There’s no mechanism that would stop you from issuing multiple certificates for the same domain. In fact, that’s what you do every time you renew your SSL certificate — you issue a new certificate while the old one is still active. So, at least for a while, you have two certificates for the same domain. It’s not unusual.

So, if you need two SSL certificates for same common name, just purchase and install them like you normally would.

Installing Two Certificates for the Same Domain

If you’ve just got a basic hosting setup (a single site hosted on a cPanel hosting account), you would only be able to install and activate one SSL certificate at a time.

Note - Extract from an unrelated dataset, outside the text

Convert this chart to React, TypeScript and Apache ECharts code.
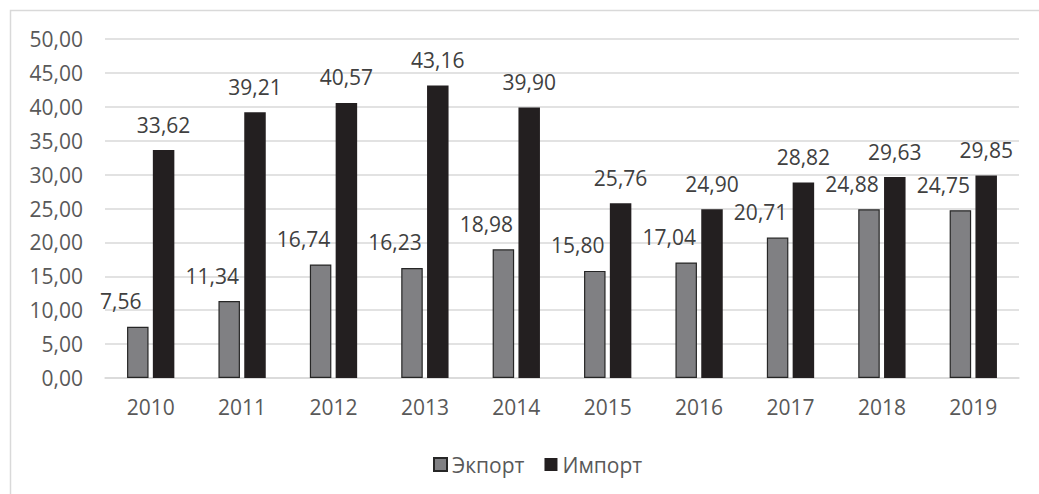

However, there are setups where you could install multiple certificates at the same time:

  • Using a CDN. When you’re using a CDN, you technically have two SSL connections for each visitor — one between the visitor and the CDN, and one between the CDN and your web server. If you wanted, you could use two different SSL certificates — one installed on your web server and one installed on the CDN. This can be a good practice because it segments access to your private keys. If a different team manages your CDN, then they wouldn’t have access to your web server private keys.
  • Using multiple servers. If your website is set up on multiple servers (behind a load balancer, application request router, etc.), that’s another time when you may want to use two certificates for the same domain. Again, this can help segment access and improve your security controls.
  • Test servers. In some cases, you may have a separate (offline or IP restricted) server that you access via your main domain + hosts file modifications. This is a great way to test new features while using your actual domain name. In this case, it’s a good idea to use a separate SSL certificate for your test server.

In any of the cases listed above, you’d be installing the two certificates on separate servers, so you wouldn’t need to follow any special steps.